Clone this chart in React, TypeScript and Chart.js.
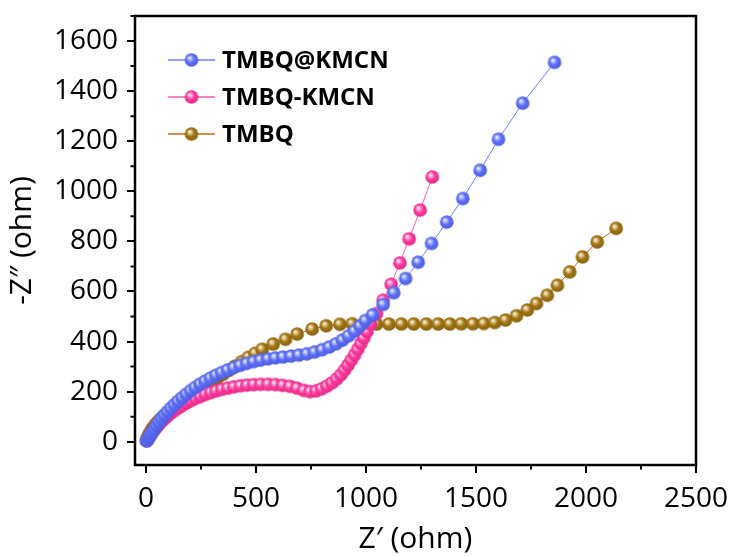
import React, { useEffect, useRef } from "react";
import { Chart, registerables } from "chart.js";
Chart.register(...registerables);

const seriesNames = ["TMBQ@KMCN", "TMBQ-KMCN", "TMBQ"];

const tmbqAtKmcnX = [3, 8, 14, 21, 29, 38, 48, 59, 71, 84, 98, 113, 129, 146, 164, 183, 203, 224, 246, 269, 293, 318, 344, 371, 399, 428, 458, 489, 521, 554, 588, 623, 659, 695, 731, 766, 800, 833, 864, 893, 921, 948, 973, 997, 1030, 1078, 1126, 1180, 1237, 1298, 1367, 1440, 1519, 1602, 1712, 1857];
const tmbqAtKmcnY = [3, 10, 19, 29, 40, 52, 65, 78, 92, 106, 120, 134, 148, 162, 176, 190, 204, 217, 230, 242, 254, 265, 276, 286, 296, 305, 313, 320, 326, 331, 335, 338, 342, 346, 351, 358, 367, 378, 391, 406, 423, 442, 462, 484, 506, 548, 595, 652, 717, 792, 877, 971, 1084, 1208, 1352, 1515];

const tmbqKmcnX = [4, 9, 15, 22, 30, 39, 49, 60, 72, 85, 99, 114, 130, 147, 165, 184, 204, 225, 247, 270, 294, 319, 345, 372, 400, 429, 459, 490, 522, 555, 588, 621, 654, 686, 717, 746, 773, 798, 822, 845, 866, 885, 902, 918, 933, 948, 962, 976, 990, 1004, 1020, 1048, 1078, 1114, 1154, 1196, 1246, 1301];
const tmbqKmcnY = [4, 11, 20, 30, 40, 50, 60, 71, 82, 93, 104, 115, 125, 135, 145, 155, 164, 173, 181, 189, 196, 203, 209, 214, 219, 223, 226, 228, 229, 229, 228, 225, 221, 214, 205, 200, 203, 211, 222, 235, 250, 267, 286, 306, 326, 347, 369, 392, 415, 440, 470, 512, 565, 629, 714, 810, 925, 1057];

const tmbqX = [2, 5, 9, 14, 20, 27, 35, 44, 54, 65, 77, 90, 104, 119, 135, 152, 170, 189, 209, 230, 252, 275, 299, 324, 350, 377, 405, 435, 465, 496, 528, 578, 634, 687, 755, 819, 881, 937, 993, 1048, 1104, 1161, 1217, 1274, 1328, 1381, 1433, 1486, 1535, 1585, 1634, 1684, 1733, 1775, 1824, 1870, 1926, 1984, 2051, 2137];
const tmbqY = [6, 13, 21, 30, 40, 50, 60, 70, 80, 90, 100, 110, 120, 131, 142, 153, 164, 176, 188, 200, 213, 226, 240, 254, 269, 285, 302, 320, 337, 353, 369, 390, 409, 430, 450, 463, 469, 471, 471, 470, 470, 470, 470, 470, 470, 470, 471, 471, 472, 476, 486, 503, 526, 552, 585, 625, 678, 738, 798, 852];

const xTicks = [0, 500, 1000, 1500, 2000, 2500];
const yTicks = [0, 200, 400, 600, 800, 1000, 1200, 1400, 1600];
const xMinor = [250, 750, 1250, 1750, 2250];
const yMinor = [100, 300, 500, 700, 900, 1100, 1300, 1500, 1700];

const lineColors = ["#6E80F8", "#FF5AAE", "#C8691A"];
const ballColors = [
  { base: "#5E70F6", light: "#B8C2FF", dark: "#4C5CE2" },
  { base: "#FF3C9F", light: "#FFB0D6", dark: "#E62A88" },
  { base: "#A47514", light: "#E2CB95", dark: "#86600E" },
];

function makeBall(c: { base: string; light: string; dark: string }, r: number) {
  const size = Math.ceil(r * 2) + 2;
  const cv = document.createElement("canvas");
  cv.width = size;
  cv.height = size;
  const ctx = cv.getContext("2d")!;
  const cx = size / 2;
  const cy = size / 2;
  const g = ctx.createRadialGradient(cx - r * 0.3, cy - r * 0.35, 0, cx - r * 0.05, cy - r * 0.05, r * 1.05);
  g.addColorStop(0, "#ffffff");
  g.addColorStop(0.22, c.light);
  g.addColorStop(0.55, c.base);
  g.addColorStop(1, c.dark);
  ctx.fillStyle = g;
  ctx.beginPath();
  ctx.arc(cx, cy, r, 0, Math.PI * 2);
  ctx.fill();
  return cv;
}

const toPoints = (xs: number[], ys: number[]) => xs.map((x, i) => ({ x, y: ys[i] }));

export default function App() {
  const ref = useRef<HTMLCanvasElement | null>(null);
  useEffect(() => {
    if (!ref.current) return;
    const balls = ballColors.map((c) => makeBall(c, 6.8));
    const framePlugin = {
      id: "frame",
      afterDraw(chart: any) {
        const { ctx, chartArea: a, scales } = chart;
        ctx.save();
        ctx.strokeStyle = "#000";
        ctx.lineWidth = 2.5;
        ctx.strokeRect(a.left, a.top, a.right - a.left, a.bottom - a.top);
        ctx.lineWidth = 2;
        ctx.beginPath();
        yMinor.forEach((v) => {
          const y = scales.y.getPixelForValue(v);
          if (y >= a.top - 1 && y <= a.bottom) {
            ctx.moveTo(a.left, y);
            ctx.lineTo(a.left - 4.5, y);
          }
        });
        xMinor.forEach((v) => {
          const x = scales.x.getPixelForValue(v);
          ctx.moveTo(x, a.bottom);
          ctx.lineTo(x, a.bottom + 4.5);
        });
        ctx.stroke();
        seriesNames.forEach((name, i) => {
          const y = a.top + 44 + i * 37;
          ctx.strokeStyle = lineColors[i];
          ctx.lineWidth = 1.5;
          ctx.beginPath();
          ctx.moveTo(a.left + 33, y);
          ctx.lineTo(a.left + 80, y);
          ctx.stroke();
          const b = balls[i];
          ctx.drawImage(b, a.left + 56.5 - b.width / 2, y - b.height / 2);
          ctx.fillStyle = "#000";
          ctx.font = "bold 24px 'Open Sans'";
          ctx.textBaseline = "middle";
          ctx.textAlign = "left";
          ctx.fillText(name, a.left + 87, y + 1);
        });
        ctx.restore();
      },
    };
    const series = [
      toPoints(tmbqAtKmcnX, tmbqAtKmcnY),
      toPoints(tmbqKmcnX, tmbqKmcnY),
      toPoints(tmbqX, tmbqY),
    ];
    const chart = new Chart(ref.current, {
      type: "scatter",
      data: {
        datasets: series.map((d, i) => ({
          label: seriesNames[i],
          data: d,
          showLine: true,
          borderColor: lineColors[i],
          borderWidth: 1,
          pointStyle: balls[i] as any,
          pointRadius: 7,
          pointHoverRadius: 7,
          backgroundColor: lineColors[i],
        })),
      },
      options: {
        responsive: false,
        animation: false,
        devicePixelRatio: 1,
        layout: { padding: { top: 16, right: 35, left: 0, bottom: 0 } },
        plugins: { legend: { display: false }, tooltip: { enabled: false } },
        scales: {
          x: {
            type: "linear",
            min: -50,
            max: 2500,
            afterFit: (s: any) => {
              s.height = 91;
              s.paddingLeft = 0;
              s.paddingRight = 0;
            },
            afterBuildTicks: (s: any) => {
              s.ticks = xTicks.map((v) => ({ value: v }));
            },
            border: { display: false },
            grid: { drawOnChartArea: false, drawTicks: true, tickLength: 8, color: "#000", lineWidth: 2 },
            ticks: {
              color: "#000",
              font: { family: "'Open Sans'", size: 28 },
              padding: 9,
              maxRotation: 0,
              callback: (v: any) => String(v),
            },
            title: {
              display: true,
              text: "Z\u2032 (ohm)",
              color: "#000",
              font: { family: "'Open Sans'", size: 30, lineHeight: 1.1 },
              padding: { top: 0, bottom: 0 },
            },
          },
          y: {
            type: "linear",
            min: -93,
            max: 1700,
            afterFit: (s: any) => {
              s.width = 135;
              s.paddingTop = 0;
              s.paddingBottom = 0;
            },
            afterBuildTicks: (s: any) => {
              s.ticks = yTicks.map((v) => ({ value: v }));
            },
            border: { display: false },
            grid: { drawOnChartArea: false, drawTicks: true, tickLength: 8, color: "#000", lineWidth: 2 },
            ticks: {
              color: "#000",
              font: { family: "'Open Sans'", size: 28 },
              padding: 9,
              callback: (v: any) => String(v),
            },
            title: {
              display: true,
              text: "-Z\u2033 (ohm)",
              color: "#000",
              font: { family: "'Open Sans'", size: 30, lineHeight: 1.2 },
              padding: { top: 4, bottom: 0 },
            },
          },
        },
      },
      plugins: [framePlugin],
    });
    return () => chart.destroy();
  }, []);
  return (
    <div style={{ position: "fixed", left: 0, top: 0, width: 731, height: 556, background: "#fff" }}>
      <canvas ref={ref} width={731} height={556} />
    </div>
  );
}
::::::
**The problem:**
Copy out each line of the material that holds the word "React".

**Solution for this problem:**
Clone this chart in React, TypeScript and Chart.js.
import React, { useEffect, useRef } from "react";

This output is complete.